**What is asked:** Extract each line of the material that follows exactly and omit its pictures.

**Given material:**
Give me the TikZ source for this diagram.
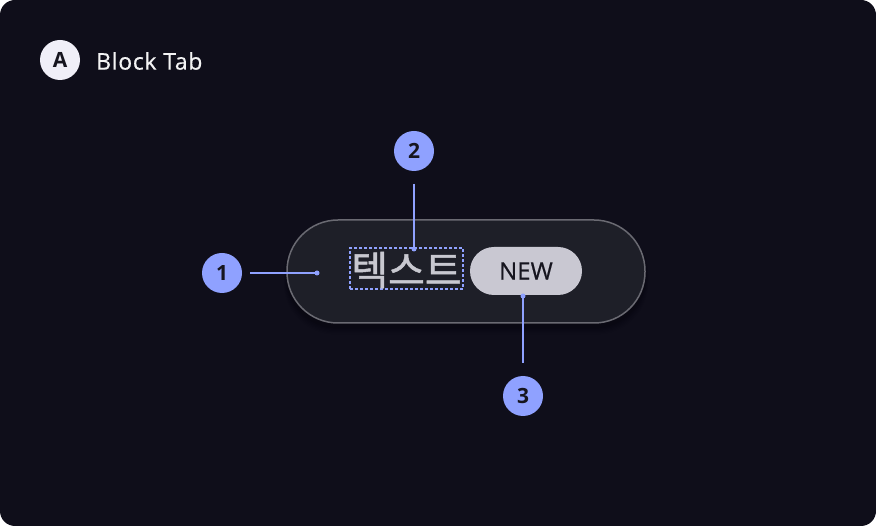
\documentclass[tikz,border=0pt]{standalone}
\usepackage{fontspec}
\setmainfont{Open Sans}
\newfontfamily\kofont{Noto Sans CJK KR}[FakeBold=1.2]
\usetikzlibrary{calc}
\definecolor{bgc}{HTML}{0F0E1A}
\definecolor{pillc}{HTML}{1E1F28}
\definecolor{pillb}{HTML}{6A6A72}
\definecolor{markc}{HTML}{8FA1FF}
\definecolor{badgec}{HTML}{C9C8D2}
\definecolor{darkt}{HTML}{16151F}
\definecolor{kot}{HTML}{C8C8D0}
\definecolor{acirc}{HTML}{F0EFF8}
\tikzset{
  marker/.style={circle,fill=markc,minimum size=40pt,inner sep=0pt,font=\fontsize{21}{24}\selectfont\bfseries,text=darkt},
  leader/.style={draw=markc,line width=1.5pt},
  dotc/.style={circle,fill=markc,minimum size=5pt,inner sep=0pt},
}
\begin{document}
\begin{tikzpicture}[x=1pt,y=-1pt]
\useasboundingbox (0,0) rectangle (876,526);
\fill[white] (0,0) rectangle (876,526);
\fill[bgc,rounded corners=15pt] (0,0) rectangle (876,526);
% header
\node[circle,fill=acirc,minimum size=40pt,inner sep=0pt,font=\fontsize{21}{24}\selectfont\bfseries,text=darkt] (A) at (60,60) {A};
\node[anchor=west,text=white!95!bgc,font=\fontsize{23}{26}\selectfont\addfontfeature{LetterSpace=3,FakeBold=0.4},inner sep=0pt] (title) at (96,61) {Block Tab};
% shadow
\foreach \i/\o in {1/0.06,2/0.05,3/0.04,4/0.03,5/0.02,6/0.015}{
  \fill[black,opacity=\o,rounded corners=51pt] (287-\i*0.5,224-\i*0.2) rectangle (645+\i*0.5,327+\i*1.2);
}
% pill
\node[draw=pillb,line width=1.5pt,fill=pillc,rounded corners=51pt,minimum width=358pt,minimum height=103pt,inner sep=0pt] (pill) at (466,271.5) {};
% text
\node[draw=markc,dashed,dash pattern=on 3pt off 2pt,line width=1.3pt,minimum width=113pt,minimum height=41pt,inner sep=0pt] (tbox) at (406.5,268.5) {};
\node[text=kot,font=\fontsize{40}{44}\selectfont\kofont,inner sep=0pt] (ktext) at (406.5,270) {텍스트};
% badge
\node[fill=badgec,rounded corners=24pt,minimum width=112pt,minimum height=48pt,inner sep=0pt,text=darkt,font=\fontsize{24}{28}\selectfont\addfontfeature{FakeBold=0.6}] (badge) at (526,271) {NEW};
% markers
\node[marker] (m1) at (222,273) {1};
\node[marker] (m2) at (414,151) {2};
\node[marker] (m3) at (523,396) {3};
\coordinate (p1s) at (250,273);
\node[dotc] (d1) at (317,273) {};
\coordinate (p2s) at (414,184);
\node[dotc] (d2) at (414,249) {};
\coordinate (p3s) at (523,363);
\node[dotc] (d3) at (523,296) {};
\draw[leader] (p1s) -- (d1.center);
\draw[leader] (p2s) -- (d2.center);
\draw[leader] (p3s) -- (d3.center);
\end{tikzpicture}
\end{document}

**Complete response:**
Give me the TikZ source for this diagram.
\documentclass[tikz,border=0pt]{standalone}
\usepackage{fontspec}
\setmainfont{Open Sans}
\newfontfamily\kofont{Noto Sans CJK KR}[FakeBold=1.2]
\usetikzlibrary{calc}
\definecolor{bgc}{HTML}{0F0E1A}
\definecolor{pillc}{HTML}{1E1F28}
\definecolor{pillb}{HTML}{6A6A72}
\definecolor{markc}{HTML}{8FA1FF}
\definecolor{badgec}{HTML}{C9C8D2}
\definecolor{darkt}{HTML}{16151F}
\definecolor{kot}{HTML}{C8C8D0}
\definecolor{acirc}{HTML}{F0EFF8}
\tikzset{
  marker/.style={circle,fill=markc,minimum size=40pt,inner sep=0pt,font=\fontsize{21}{24}\selectfont\bfseries,text=darkt},
  leader/.style={draw=markc,line width=1.5pt},
  dotc/.style={circle,fill=markc,minimum size=5pt,inner sep=0pt},
}
\begin{document}
\begin{tikzpicture}[x=1pt,y=-1pt]
\useasboundingbox (0,0) rectangle (876,526);
\fill[white] (0,0) rectangle (876,526);
\fill[bgc,rounded corners=15pt] (0,0) rectangle (876,526);
% header
\node[circle,fill=acirc,minimum size=40pt,inner sep=0pt,font=\fontsize{21}{24}\selectfont\bfseries,text=darkt] (A) at (60,60) {A};
\node[anchor=west,text=white!95!bgc,font=\fontsize{23}{26}\selectfont\addfontfeature{LetterSpace=3,FakeBold=0.4},inner sep=0pt] (title) at (96,61) {Block Tab};
% shadow
\foreach \i/\o in {1/0.06,2/0.05,3/0.04,4/0.03,5/0.02,6/0.015}{
  \fill[black,opacity=\o,rounded corners=51pt] (287-\i*0.5,224-\i*0.2) rectangle (645+\i*0.5,327+\i*1.2);
}
% pill
\node[draw=pillb,line width=1.5pt,fill=pillc,rounded corners=51pt,minimum width=358pt,minimum height=103pt,inner sep=0pt] (pill) at (466,271.5) {};
% text
\node[draw=markc,dashed,dash pattern=on 3pt off 2pt,line width=1.3pt,minimum width=113pt,minimum height=41pt,inner sep=0pt] (tbox) at (406.5,268.5) {};
\node[text=kot,font=\fontsize{40}{44}\selectfont\kofont,inner sep=0pt] (ktext) at (406.5,270) {텍스트};
% badge
\node[fill=badgec,rounded corners=24pt,minimum width=112pt,minimum height=48pt,inner sep=0pt,text=darkt,font=\fontsize{24}{28}\selectfont\addfontfeature{FakeBold=0.6}] (badge) at (526,271) {NEW};
% markers
\node[marker] (m1) at (222,273) {1};
\node[marker] (m2) at (414,151) {2};
\node[marker] (m3) at (523,396) {3};
\coordinate (p1s) at (250,273);
\node[dotc] (d1) at (317,273) {};
\coordinate (p2s) at (414,184);
\node[dotc] (d2) at (414,249) {};
\coordinate (p3s) at (523,363);
\node[dotc] (d3) at (523,296) {};
\draw[leader] (p1s) -- (d1.center);
\draw[leader] (p2s) -- (d2.center);
\draw[leader] (p3s) -- (d3.center);
\end{tikzpicture}
\end{document}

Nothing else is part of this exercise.